Walter Hussman, publisher of the Democrat-Gazette, has led the movement among news executives to adopt a paid model for access to content online. The Democrat-Gazette has charged for access to its staff-produced content for seven years.

In a July 29 online discussion about requiring paid access to online content, Hussman said that charging for unique content helps his newspaper retain its status as the state's primary source of information.

News Corp. Chairman Rupert Murdoch said on Aug. 5 that he plans to charge for access to all his company's Web sites by summer 2010.

"Quality journalism is not cheap," Murdoch said in a conference call with reporters and analysts. "The digital revolution has opened many new and inexpensive distribution channels but it has not made content free."

The concept of paid access does not sit well with some bloggers and media critics.

Reacting to Murdoch, Jeff Jarvis - a City University of New York journalism professor, media consultant and investor in online ventures - said in a column for the Guardian newspaper in Britain (www.guardian.co.uk/ media) that "for most, pinning hopes for the survival of news on charging for it is not only futile but possibly suicidal."

Vivian Schiller, former head of nytimes.com when it charged for some content, told Newsweek recently that the growing sentiment among news executives to start charging for news online is "mass delusion." Schiller is now head of National Public Radio.
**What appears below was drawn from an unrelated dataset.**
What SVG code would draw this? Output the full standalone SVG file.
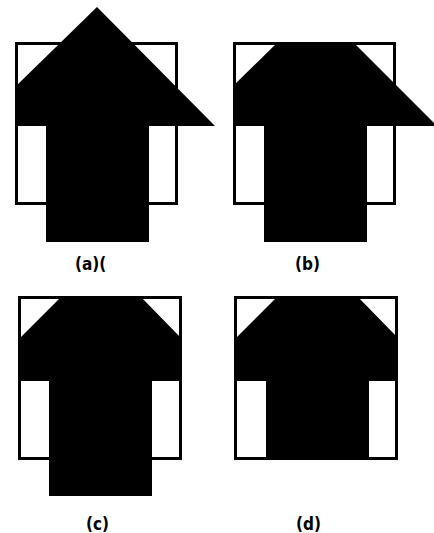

Chris Ahearn, president of Reuters Media, in an online column Aug. 4 called for collective problem-solving among traditional media and online media.

"With all the new tools and capabilities we should be entering a new golden age of journalism - call it journalism 3.0. Let's identify how we can birth it ... and have a conversation about how we can work together to fuel a vibrant, productive and trusted digital news industry." Information for this article was contributed by Sonny Albarado, projects editor for the Arkansas Democrat-Gazette.